In the traditional form of trading, a trade is typically executed via phone by a broker. The broker collects certain information from the trader, and provides assistance during the entire process. During the process, the broker uses the information that is collected to make better decisions during the trade.
In return for the service brokers provide, they charge traders a commission. This commission rate can be very high.
The entire process is time consuming, and it may take several hours for one trade to be executed. Those who do not trade often receive the most advantages from this type of trading.
In today’s world of modern technology, trading online takes place on the Internet via trading platforms or software that the broker provides. Through the platform, the trader has access to certain information about the market including alerts, charts, data and news. Those who are day traders that are interested in real time data are provided access to the market at different levels. These levels are 1.5, 2 and 3.
The ultimate decision is made by the trader with regard to the information that is accessible. Many times a trader has the option to trade on more than one market, product or ECN. The trades are also executed in or near real time. The commission rates are much lower and brokers charge a small fee for the usage of the software.

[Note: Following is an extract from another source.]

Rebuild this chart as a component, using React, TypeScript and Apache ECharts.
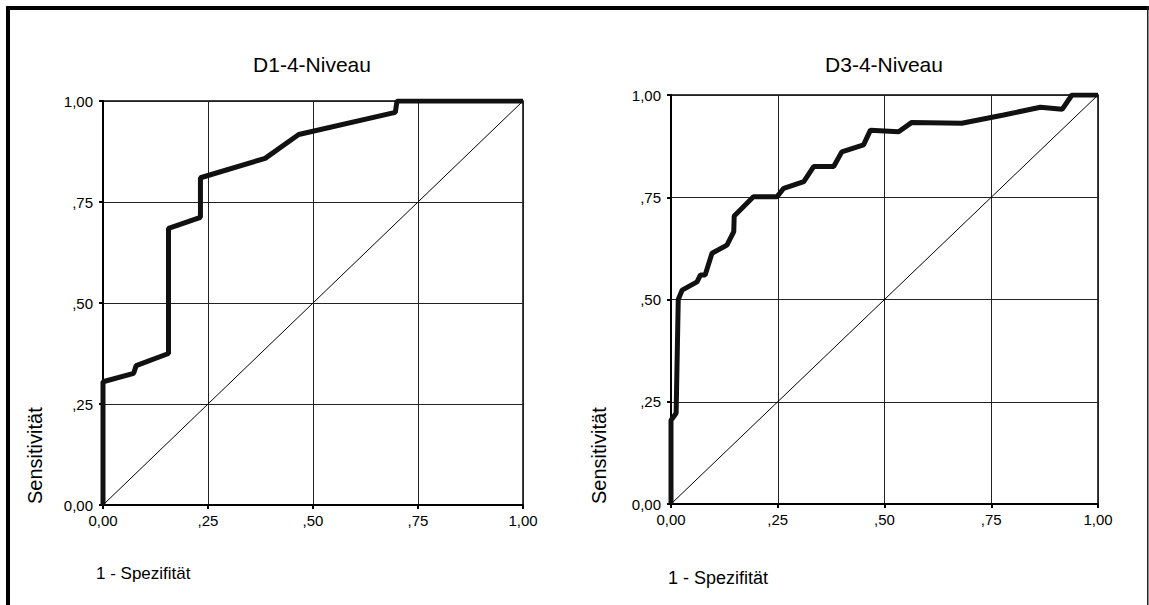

What Are the Benefits of Online Trading?
One of the main benefits of trading online is that traders are independent of brokers. Traders are allowed to make informed decisions based on the access they have to trading tools.
Another advantage is that traders have sole control over their portfolio while trading. This means that they are able to trade across several markets and take advantage of faster execution of trades. The quickness of trading is vital in swing trading and day trading and discount rates on commission.
This type of trading is very effective for those who prefer to trade more frequently, and who prefer to make trades in bulk for leverage.
What Are the Disadvantages?
Online trading is not for all traders. For example, this type of trading requires that traders maintain a certain minimum in their accounts. Traders are also dependent on the software or platform to function properly, and they must have reliable and fast access to the Internet.
Although many traders prefer to trade independently, those who are new to trading will realize that online trading does not provide assistance. Some online brokers may also charge traders a fee if they are not active.
Trading online is a great alternative for traders who are day traders or prefer to make quick trades on a regular basis. Consider your goals and choose a trading method that will work best for your needs.